Speaker
Description
The material of choice for current SRF accelerators is bulk Nb which is reaching the theoretical limits in terms of maximum accelerating gradient, Eacc. One method to increase Eacc is to use superconductor-insulator-superconductor, SIS, structures, where the thin films on the surface are smaller than the London penetration depth to screen the applied field, Happ, such that the thicker superconducting layer will see a lower H than on the surface. The screening allows Happ to be increased resulting in a larger Eacc. Multilayer structures are challenging to fabricate and test. It is easier to deposit flat samples for multilayers than for 3D structures. Flat samples cannot be tested by commercial magnetometry such as a VSM without drawbacks, such as early flux penetration due to edge effects as the Happ area is larger than the sample, and H penetrating through the insulating layer so the screening effect will not be observed.

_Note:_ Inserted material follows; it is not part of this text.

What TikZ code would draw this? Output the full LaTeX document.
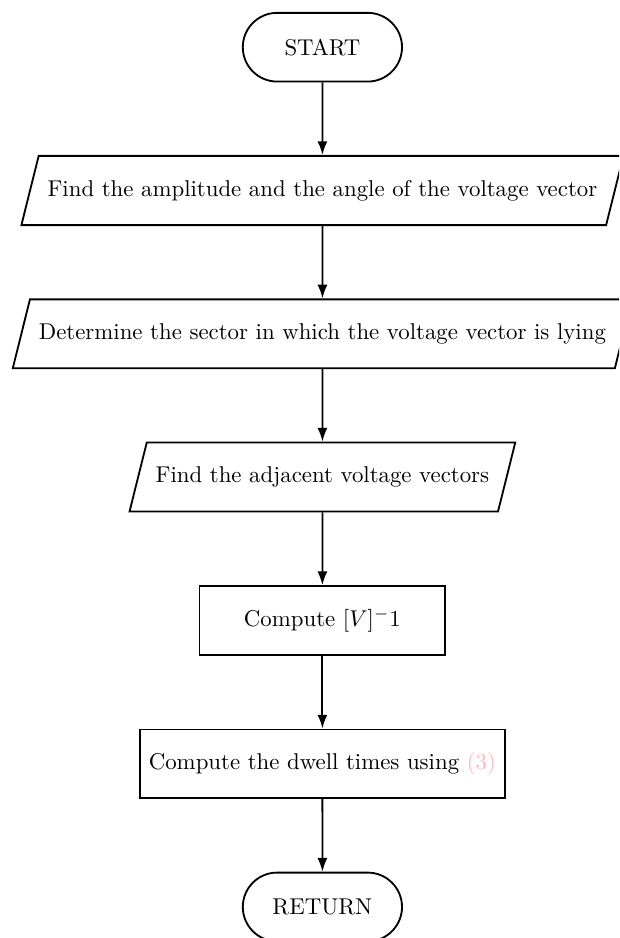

A field penetration facility has been designed, built and commissioned at Daresbury laboratory. A DC field is applied from one side of the sample using a C-shaped dipole magnet. Hall probes measure Happ and the penetrated field. The largest sample tested is 50×35 mm. Samples are tested at a range of temperatures from as low as 2.8K. So far 3µm and 10µm of Nb on Cu undergoing treatments such as EP, tumbling and SUBU from CERN and INFN have been tested. Various thickness’ of Nb have also been tested. The sample operates in a cryogen free environment.